The electrodeposition of tellurium and zinc telluride was investigated on a nickel electrode in the 40-60 mol % zinc chloride-1-ethyl-3-methylimidazolium chloride molten salt containing propylene carbonate as a cosolvent at 40°C. Tellurium(IV) can be electrochemically reduced to tellurium in this solution. Addition of 8-quinolinol (oxine) to the solution shifts the reduction of Te(IV) to more negative potential. Deposits of Zn-Te can be obtained through the underpotential deposition of zinc on tellurium which occurs at a potential near −0.1 V. At potentials more negative than ca. −0.5 V, tellurium can be further reduced to tellurium(−II) species which may react with zinc(II) to form Zn-Te.
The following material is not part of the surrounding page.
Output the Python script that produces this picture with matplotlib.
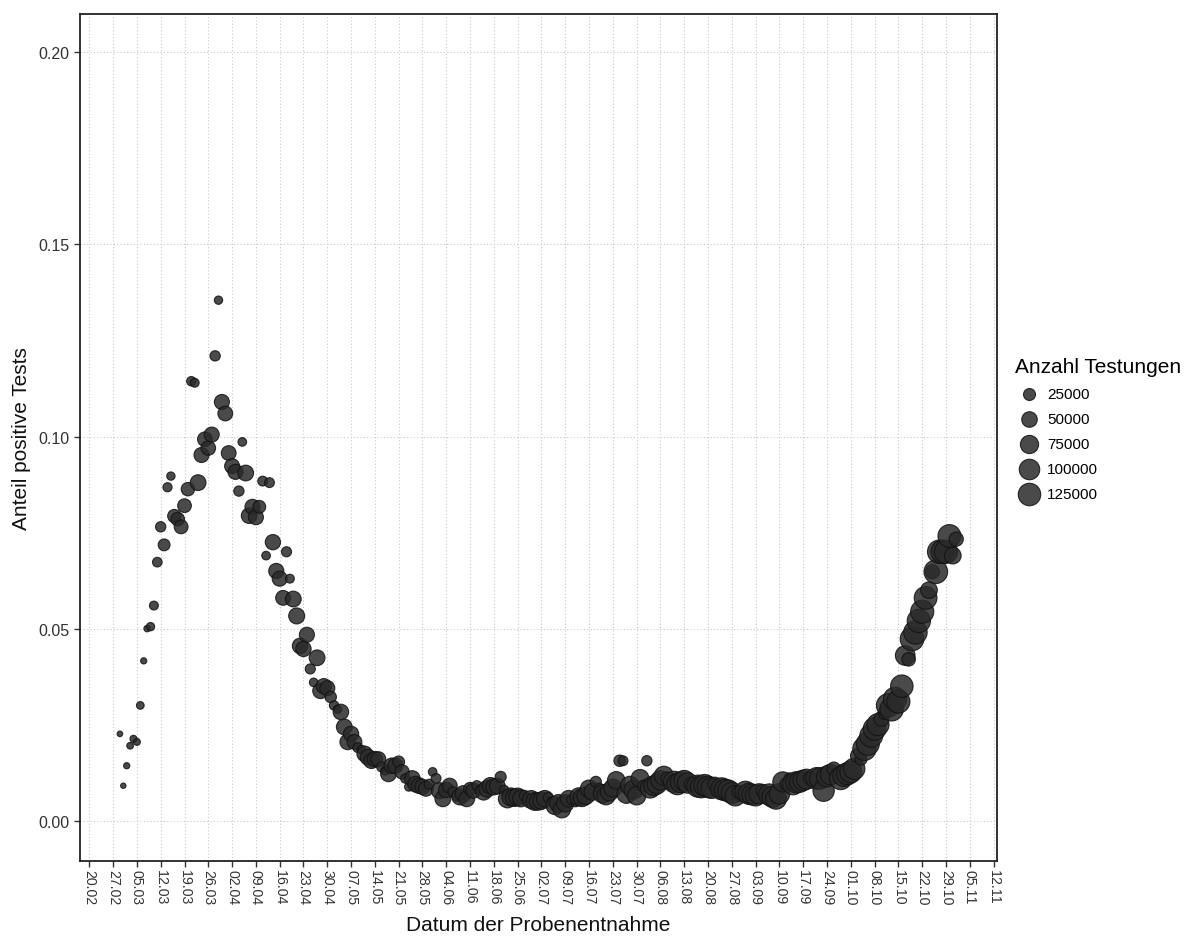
import matplotlib
matplotlib.use("Agg")
import matplotlib.pyplot as plt
import matplotlib.dates as mdates
import numpy as np
import pandas as pd

plt.rcParams['font.family'] = ['Liberation Sans', 'DejaVu Sans']

# Anteil positiver Tests je Tag (ab 29.02.2020), wochenweise Mo-So
anteil = [0.0226, 0.0091,
          0.0143, 0.0195, 0.0213, 0.0205, 0.0300, 0.0416, 0.0500,   # 02.03
          0.0505, 0.0560, 0.0673, 0.0765, 0.0718, 0.0868, 0.0897,   # 09.03
          0.0793, 0.0785, 0.0765, 0.0820, 0.0863, 0.1144, 0.1140,   # 16.03
          0.0880, 0.0952, 0.0993, 0.0970, 0.1005, 0.1210, 0.1355,   # 23.03
          0.1090, 0.1060, 0.0957, 0.0923, 0.0908, 0.0858, 0.0986,   # 30.03
          0.0905, 0.0794, 0.0817, 0.0790, 0.0817, 0.0884, 0.0690,   # 06.04
          0.0880, 0.0725, 0.0650, 0.0630, 0.0580, 0.0700, 0.0630,   # 13.04
          0.0577, 0.0533, 0.0455, 0.0447, 0.0484, 0.0395, 0.0360,   # 20.04
          0.0424, 0.0338, 0.0350, 0.0345, 0.0322, 0.0300, 0.0290,   # 27.04
          0.0283, 0.0244, 0.0205, 0.0226, 0.0205, 0.0190, 0.0185,   # 04.05
          0.0174, 0.0165, 0.0156, 0.0160, 0.0160, 0.0140, 0.0130,   # 11.05
          0.0122, 0.0143, 0.0143, 0.0153, 0.0127, 0.0110, 0.0088,   # 18.05
          0.0110, 0.0095, 0.0091, 0.0088, 0.0083, 0.0095, 0.0127,   # 25.05
          0.0110, 0.0078, 0.0057, 0.0080, 0.0091, 0.0075, 0.0062,   # 01.06
          0.0062, 0.0070, 0.0057, 0.0083, 0.0078, 0.0091, 0.0080,   # 08.06
          0.0075, 0.0083, 0.0091, 0.0088, 0.0090, 0.0114, 0.0080,   # 15.06
          0.0057, 0.0062, 0.0060, 0.0062, 0.0058, 0.0065, 0.0057,   # 22.06
          0.0055, 0.0050, 0.0050, 0.0052, 0.0057, 0.0060, 0.0050,   # 29.06
          0.0039, 0.0045, 0.0030, 0.0045, 0.0057, 0.0055, 0.0048,   # 06.07
          0.0062, 0.0060, 0.0065, 0.0083, 0.0075, 0.0101, 0.0085,   # 13.07
          0.0070, 0.0065, 0.0075, 0.0085, 0.0105, 0.0156, 0.0156,   # 20.07
          0.0070, 0.0091, 0.0080, 0.0065, 0.0110, 0.0090, 0.0156,   # 27.07
          0.0085, 0.0091, 0.0095, 0.0105, 0.0117, 0.0110, 0.0095,   # 03.08
          0.0101, 0.0095, 0.0100, 0.0104, 0.0098, 0.0095, 0.0091,   # 10.08
          0.0090, 0.0088, 0.0092, 0.0088, 0.0085, 0.0095, 0.0085,   # 17.08
          0.0083, 0.0080, 0.0078, 0.0072, 0.0065, 0.0075, 0.0070,   # 24.08
          0.0075, 0.0070, 0.0068, 0.0065, 0.0070, 0.0078, 0.0075,   # 31.08
          0.0068, 0.0062, 0.0057, 0.0070, 0.0101, 0.0095, 0.0110,   # 07.09
          0.0095, 0.0100, 0.0101, 0.0105, 0.0108, 0.0110, 0.0105,   # 14.09
          0.0110, 0.0110, 0.0078, 0.0115, 0.0120, 0.0135, 0.0120,   # 21.09
          0.0110, 0.0118, 0.0122, 0.0127, 0.0135, 0.0169, 0.0160,   # 28.09
          0.0187, 0.0200, 0.0221, 0.0239, 0.0250, 0.0265, 0.0280,   # 05.10
          0.0300, 0.0290, 0.0317, 0.0310, 0.0350, 0.0430, 0.0420,   # 12.10
          0.0473, 0.0490, 0.0520, 0.0544, 0.0580, 0.0600, 0.0648,   # 19.10
          0.0648, 0.0700, 0.0700, 0.0700, 0.0741, 0.0690, 0.0733]   # 26.10

# Anzahl Testungen je Tag
testungen = [1500, 1200,
             2500, 3500, 4500, 4000, 6000, 2500, 3000,
             8000, 10000, 13000, 16000, 24000, 11000, 8000,
             33000, 35000, 37000, 36000, 34000, 12000, 10000,
             52000, 46000, 43000, 42000, 46000, 16000, 8000,
             46000, 44000, 44000, 45000, 46000, 16000, 9000,
             52000, 50000, 46000, 46000, 30000, 14000, 9000,
             14000, 48000, 47000, 46000, 44000, 15000, 10000,
             52000, 54000, 50000, 48000, 46000, 15000, 9000,
             52000, 50000, 48000, 46000, 22000, 12000, 8000,
             50000, 52000, 50000, 48000, 44000, 14000, 9000,
             50000, 52000, 50000, 49000, 46000, 15000, 9000,
             52000, 50000, 48000, 24000, 40000, 13000, 9000,
             50000, 52000, 50000, 48000, 45000, 14000, 9000,
             14000, 55000, 53000, 50000, 46000, 15000, 10000,
             55000, 56000, 53000, 30000, 45000, 15000, 10000,
             58000, 60000, 58000, 56000, 52000, 20000, 12000,
             75000, 72000, 70000, 68000, 62000, 18000, 12000,
             72000, 70000, 68000, 66000, 60000, 16000, 11000,
             72000, 70000, 68000, 66000, 60000, 17000, 11000,
             74000, 72000, 70000, 68000, 62000, 20000, 13000,
             78000, 76000, 74000, 72000, 68000, 22000, 14000,
             85000, 82000, 80000, 78000, 72000, 24000, 16000,
             95000, 92000, 90000, 88000, 84000, 30000, 20000,
             110000, 108000, 105000, 102000, 98000, 35000, 22000,
             120000, 118000, 115000, 112000, 105000, 38000, 24000,
             118000, 115000, 112000, 108000, 100000, 32000, 20000,
             110000, 108000, 105000, 100000, 95000, 30000, 20000,
             110000, 108000, 105000, 100000, 95000, 30000, 20000,
             110000, 108000, 105000, 100000, 95000, 32000, 20000,
             115000, 112000, 110000, 105000, 100000, 35000, 22000,
             125000, 122000, 120000, 118000, 110000, 40000, 25000,
             135000, 132000, 130000, 128000, 120000, 45000, 30000,
             140000, 138000, 135000, 132000, 125000, 90000, 35000,
             140000, 138000, 136000, 134000, 128000, 60000, 40000,
             140000, 138000, 136000, 134000, 130000, 60000, 40000]

datum = pd.date_range("2020-02-29", periods=len(anteil), freq="D")

legende_werte = [25000, 50000, 75000, 100000, 125000]
y_ticks = [0.00, 0.05, 0.10, 0.15, 0.20]


def punktgroesse(n):
    # Flaeche ~ Anzahl, Durchmesser in Pixel -> Punkte^2
    d_px = 3.5 + 19.0 * np.sqrt(np.asarray(n) / 125000)
    return (d_px * 72 / 100) ** 2


W, H = 1199, 937
fig = plt.figure(figsize=(W / 100, H / 100), dpi=100)
ax = fig.add_axes([80 / W, 1 - 862 / H, (997 - 80) / W, (862 - 15) / H])

ax.scatter(datum, anteil, s=punktgroesse(testungen), c='#2a2a2a', alpha=0.85,
           edgecolors='#121212', linewidths=0.8, zorder=3)

# Achsen
x0 = mdates.date2num(pd.Timestamp("2020-02-20")) - 2.74
x1 = mdates.date2num(pd.Timestamp("2020-11-12")) + 1.0
ax.set_xlim(x0, x1)
ax.set_ylim(-0.0105, 0.21)

wochen = pd.date_range("2020-02-20", "2020-11-12", freq="7D")
ax.set_xticks(wochen)
ax.set_xticklabels([d.strftime("%d.%m") for d in wochen], rotation=-90,
                   ha='center', va='top', fontsize=10.2, color='#333333')
ax.set_yticks(y_ticks)
ax.set_yticklabels([f"{v:.2f}" for v in y_ticks], fontsize=11.5, color='#333333')

ax.tick_params(axis='both', length=4, width=1, color='#333333')
ax.tick_params(axis='x', pad=2)
for sp in ax.spines.values():
    sp.set_linewidth(1.3)
    sp.set_color('#222222')

ax.grid(True, color='#c8c8c8', linestyle=(0, (1, 2)), linewidth=0.8)
ax.set_axisbelow(True)

ax.set_xlabel("Datum der Probenentnahme", fontsize=15, color='#111111')
ax.xaxis.set_label_coords(0.5, -0.064)
ax.set_ylabel("Anteil positive Tests", fontsize=15, color='#111111')
ax.yaxis.set_label_coords(-0.053, 0.5)

# Legende
handles = [ax.scatter([], [], s=punktgroesse(v), c='#2a2a2a', alpha=0.85,
                      edgecolors='#121212', linewidths=0.8) for v in legende_werte]
leg = ax.legend(handles, [str(v) for v in legende_werte], title="Anzahl Testungen",
                loc='upper left', bbox_to_anchor=(1015 / W, 1 - 358 / H),
                bbox_transform=fig.transFigure, frameon=False, fontsize=11,
                title_fontsize=15, alignment='left', scatterpoints=1,
                handlelength=1.8, handletextpad=0.3, labelspacing=0.72,
                borderpad=0, borderaxespad=0)

fig.savefig("out.png", dpi=100, facecolor='white')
Energy-dispersive spectroscopy data indicate that the composition of the Zn-Te deposits is dependent upon the deposition potential and the Te(IV) concentration in the plating solution. Characteristic X-ray diffraction patterns of cubic ZnTe are observed for the electrodeposited Zn-Te samples that have been annealed at temperatures ranging from 250 to 400°C. The flatband potential of the Zn-Te electrodeposits was determined by photocurrent and impedance (Mott-Schottky plot) experiments. The optical bandgap of the ZnTe deposits determined by optical absorption spectrometry is 2.3 V, which agrees well with the literature values. © 2001 The Electrochemical Society. All rights reserved.